In June I focused on reporting the discussions around sexuality at the May CoGS meeting. Notwithstanding the rapid developments from the General Convention of The Episcopal Church, I do not want to revisit the subject this month. I had thought that commenting on the other business of CoGS in detail would be useful but I found myself repeating the excellent summaries found on the Anglican Church of Canada website at http://www.anglican.ca/ about/ cogs/ highlights/ index.htm and I commend them to you.

I want to comment this month on decision-making and leadership at CoGS outlining where I believe we must significantly improve. I accept the fact that as this column has evolved over the months I am tending to move more from just reporting facts to adding personal opinion and editorializing. I apologize if you believe it should be otherwise.

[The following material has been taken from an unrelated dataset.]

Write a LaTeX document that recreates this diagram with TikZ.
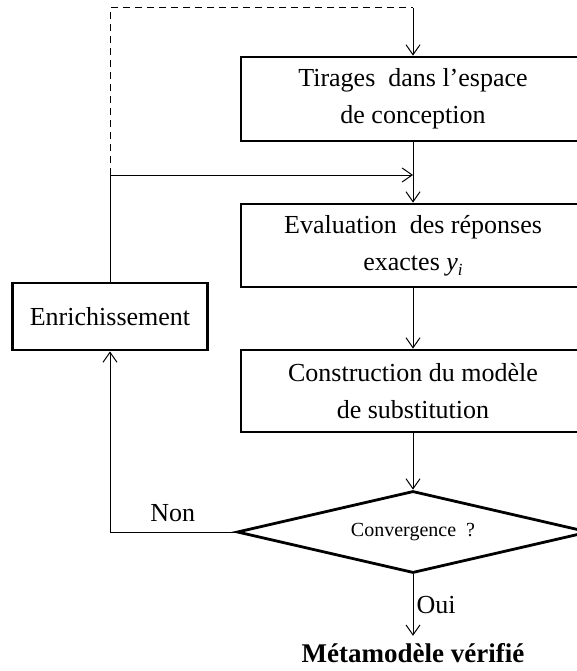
\documentclass[tikz,border=0pt]{standalone}
\usepackage{fontspec}
\setmainfont{Liberation Serif}
\usetikzlibrary{arrows.meta,shapes.geometric}
\begin{document}
\begin{tikzpicture}[x=1pt,y=1pt,
  every node/.style={inner sep=0pt},
  stepbox/.style={draw,line width=2.8pt,rectangle,minimum width=344pt,align=center,
    font=\fontsize{26}{37}\selectfont},
  decbox/.style={draw,line width=2.8pt,diamond,shape aspect=4.3,minimum width=352pt,minimum height=82pt,
    font=\fontsize{20}{24}\selectfont},
  conn/.style={line width=1pt},
  arr/.style={conn,-{Straight Barb[length=10pt,width=14pt]}},
  lbl/.style={font=\fontsize{26}{30}\selectfont}]
\useasboundingbox (0,0) rectangle (577,-671);
\node[stepbox,minimum height=84pt] (t1) at (413,-99) {Tirages\ \ dans l’espace\\de conception};
\node[stepbox,minimum height=83pt] (t2) at (413,-245.5) {Evaluation\ \ des réponses\\exactes \textit{y}\raisebox{-5pt}{\fontsize{17}{17}\selectfont\textit{i}}};
\node[stepbox,minimum height=82pt] (t3) at (413,-391) {Construction du modèle\\de substitution};
\node[stepbox,minimum width=195pt,minimum height=67pt] (enr) at (110,-316.5) {Enrichissement};
\node[decbox] (conv) at (413,-532) {Convergence\ \ ?};
\node[font=\fontsize{27}{30}\selectfont\bfseries,anchor=base,inner ysep=7pt] (out) at (413,-662) {Métamodèle vérifié};
\coordinate (ctl) at (110,-8);
\coordinate (ctr) at (413,-8);
\coordinate (cml) at (110,-175);
\coordinate (cmr) at (413,-175);
\coordinate (cnl) at (110,-532);
\draw[conn,dash pattern=on 7pt off 5pt] (cml) -- (ctl) -- (ctr);
\draw[arr] (ctr) -- (t1.north);
\draw[arr] (enr.north) -- (cml) -- (cmr);
\draw[arr] (t1.south) -- (t2.north);
\draw[arr] (t2.south) -- (t3.north);
\draw[arr] (t3.south) -- (conv.north);
\draw[arr] (conv.west) -- node[lbl,above=10pt] (non) {Non} (cnl) -- (enr.south);
\draw[arr] (conv.south) -- node[lbl,right=3pt] (oui) {Oui} (out.north);
\end{tikzpicture}
\end{document}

The Governance Working Group has accepted the challenge from General Synod 2007 to identify, among other key questions, how the Anglican Church of Canada might become more efficient in terms of how we empower our churches for the Mission of God. Our Primate has also asked the dioceses to examine their structures and mission statements in terms of how they might make better use of resources, including financial and human. Do current diocesan boundaries reflect optimal structures or should dioceses merge in whole, or in part, or expand? Are the four Ecclesiastical Provinces mission-critical?

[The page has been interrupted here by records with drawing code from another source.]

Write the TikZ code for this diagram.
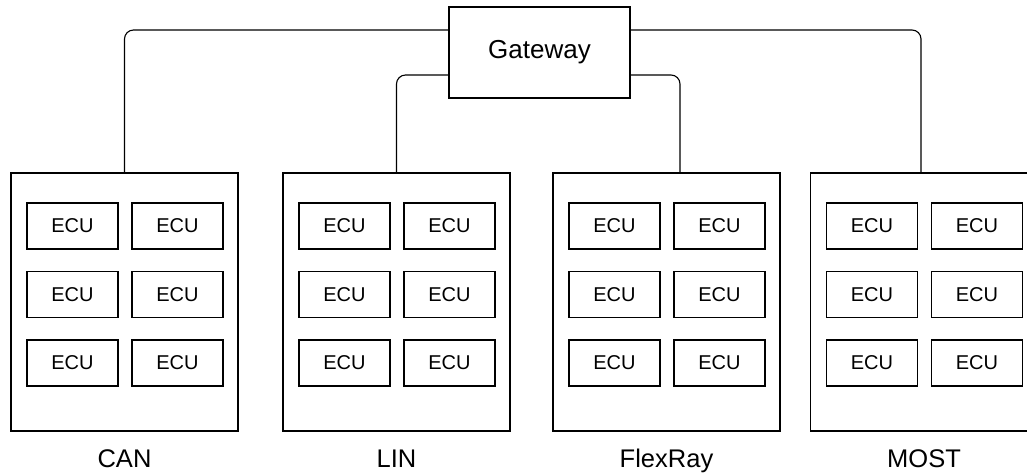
\documentclass[tikz,border=0pt]{standalone}
\usepackage{fontspec}
\setmainfont{Liberation Sans}
\begin{document}
\begin{tikzpicture}[x=1pt,y=-1pt,
  line width=1.15pt,
  busbox/.style={draw, inner sep=0pt, outer sep=0pt,
    minimum width=227pt, minimum height=258pt},
  ecu/.style={draw, inner sep=0pt, outer sep=0pt,
    minimum width=91pt, minimum height=46pt,
    font=\fontsize{20}{24}\selectfont},
  gwbox/.style={draw, inner sep=0pt, outer sep=0pt,
    minimum width=181pt, minimum height=91pt,
    font=\fontsize{26}{31}\selectfont},
  buslabel/.style={font=\fontsize{25.5}{30}\selectfont, inner sep=0pt, anchor=base},
  wire/.style={draw, rounded corners=9pt}]

\path[use as bounding box] (0,0) rectangle (1027,476);
\clip (0,0) rectangle (1027,476);

% gateway
\node[gwbox] (gw) at (539.5,52.5) {Gateway};

% bus segments with their ECUs
\foreach \name/\cx/\lbl in {can/124.5/CAN, lin/396.5/LIN, flex/666.5/FlexRay, most/924/MOST}{
  \node[busbox] (\name) at (\cx,302) {};
  \foreach \r/\ry in {1/226, 2/294.5, 3/363}{
    \node[ecu] (\name-\r a) at (\cx-52,\ry) {ECU};
    \node[ecu] (\name-\r b) at (\cx+53,\ry) {ECU};
  }
  \node[buslabel] (\name-label) at (\cx,467) {\lbl};
}

% links from the gateway to each bus
\draw[wire] ([yshift=-23pt]gw.north west) -| (can.north);
\draw[wire] ([yshift=-68pt]gw.north west) -| (lin.north);
\draw[wire] ([yshift=-68pt]gw.north east) -| ([xshift=13.5pt]flex.north);
\draw[wire] ([yshift=-23pt]gw.north east) -| ([xshift=-3pt]most.north);
\end{tikzpicture}
\end{document}
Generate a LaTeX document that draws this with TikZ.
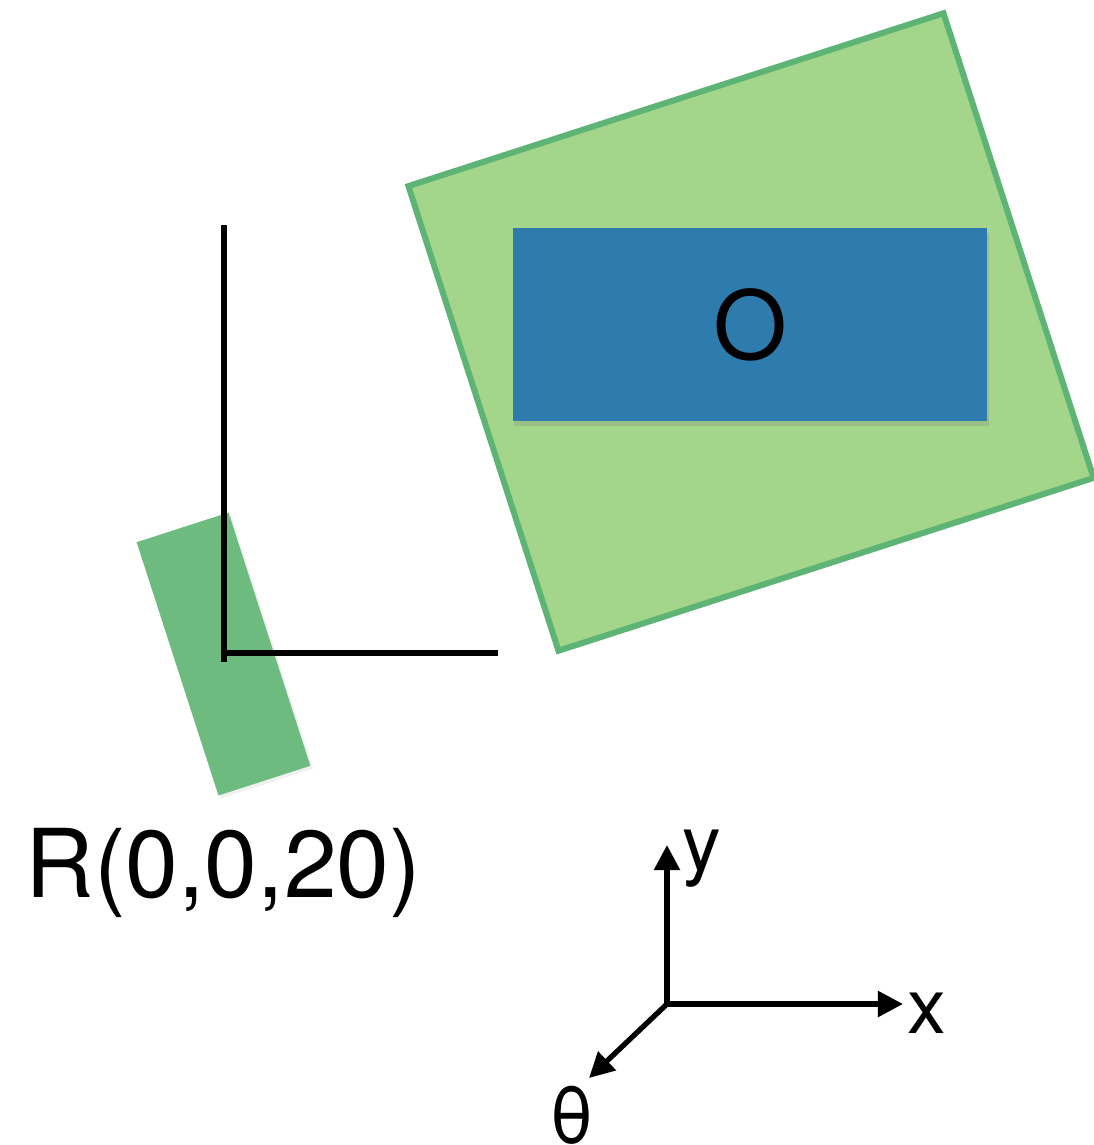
\documentclass[tikz,border=0pt]{standalone}
\usepackage{fontspec}
\setmainfont{TeX Gyre Heros}
\usetikzlibrary{arrows.meta,positioning,shadows}

\definecolor{fieldfill}{HTML}{A3D68A}
\definecolor{fieldedge}{HTML}{5DB474}
\definecolor{objfill}{HTML}{2E7BAD}
\definecolor{robotfill}{HTML}{6DBB7F}

\begin{document}
\begin{tikzpicture}[
  x=0.01cm, y=-0.01cm,
  field/.style={draw=fieldedge,fill=fieldfill,line width=1.7pt,inner sep=0pt},
  obj/.style={fill=objfill,inner sep=0pt,
    drop shadow={opacity=0.25,shadow xshift=0.4pt,shadow yshift=-1.5pt}},
  robot/.style={fill=robotfill,inner sep=0pt,
    drop shadow={opacity=0.12,shadow xshift=0.8pt,shadow yshift=-0.8pt}},
  frm/.style={line width=1.7pt,draw=black},
  ax/.style={-{Triangle[length=0.25cm,width=0.25cm]},line width=1.5pt,draw=black},
  big/.style={font=\fontsize{27}{30}\selectfont,inner sep=0pt},
  axl/.style={font=\fontsize{22}{25}\selectfont,inner sep=0pt}
]
\useasboundingbox (0,0) rectangle (1094,1145);

% ---- work area and object ----
\node[field,rotate=17.9,minimum width=5.62cm,minimum height=4.88cm] (area) at (751,332) {};
\node[obj,big,minimum width=4.74cm,minimum height=1.93cm] (obj) at (750,324.5) {O};

% ---- robot ----
\node[robot,rotate=17.9,minimum width=0.965cm,minimum height=2.66cm] (robot) at (223.5,654) {};

% robot frame
\coordinate (ftop) at (224,225);
\coordinate (fbot) at (224,662);
\coordinate (fcorner) at (224,653);
\coordinate (fright) at (498,653);
\draw[frm] (ftop) -- (fbot);
\draw[frm] (fcorner) -- (fright);

\node[big,anchor=base] (pose) at (223.5,897) {R(0,0,20)};

% ---- axes ----
\coordinate (orig) at (667,1004);
\coordinate (ytip) at (667,845);
\coordinate (xtip) at (903,1004);
\coordinate (ttip) at (589,1078);
\draw[ax] (orig) -- (ytip);
\draw[ax] (orig) -- (xtip);
\draw[ax] (orig) -- (ttip);

\node[axl] (ylbl) at (702,859) {y};
\node[axl] (xlbl) at (927,1013) {x};
\node[axl] (tlbl) at (572,1115) {θ};

\end{tikzpicture}
\end{document}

Governance is asking General Synod to seriously look at its size and representation, not only from a cost-savings view, but allowing more effective discernment of the will of the Holy Spirit. It is also proposing that CoGS look at reducing its size and accepting the new principle that not all dioceses will necessarily have a representative in this executive body (as opposed to General Synod, which is legislative). The Episcopal Church, for example, administers a very large and complex church with proportionately far fewer members on its National Executive than the ACC.

In November 2007, CoGS agreed to "test" a new consensus decision-making model adopted by the Uniting Church in Australia, the Presbyterian Church in Aotearoa, and elsewhere. Alternative Decision Making (ADM) seemed desirable because CoGS members were concerned that a parliamentary (voting) decision-making model was resulting in unsatisfactory "win-lose" outcomes on weighty and difficult matters that require considerable discernment and debate, such as same-sex blessings. This has been employed at all the CoGS meetings to date.

In my opinion this model is failing CoGS and the wider Church. ADM requires a specific intentional methodology that is quite time consuming in its conduct. Just as Indaba sessions at Lambeth required specific methodology, often quite time consuming, so does ADM. I believe that the tight agenda of a CoGS meeting simply does not allow the time for ADM to work properly, and the skills required to conduct ADM are not evident.

The outcome is a model that actually favours indecision, or at least fosters maintaining the status quo. No one wants to be the difficult person who declares they are not in consensus and "cannot live" with a resolution, thereby blocking a consensus decision. So there are members who become the silent minority for the sake of getting through the agenda. Furthermore consensus implies unanimity yet there is no recorded measure of the degree of disagreement on an issue. I discussed an example of this in my June column regarding the "consensus" around not moving forward to amend the Marriage Canon.

I have raised specific concerns with the Planning and Agenda Team of CoGS, who prepare and lead the agenda process. There are talented and well-intentioned people on CoGS. I believe we must re-evaluate decision-making by November 2009 particularly as CoGS has little time left in which to prepare important resolutions for General Synod 2010, and provide dynamic executive leadership.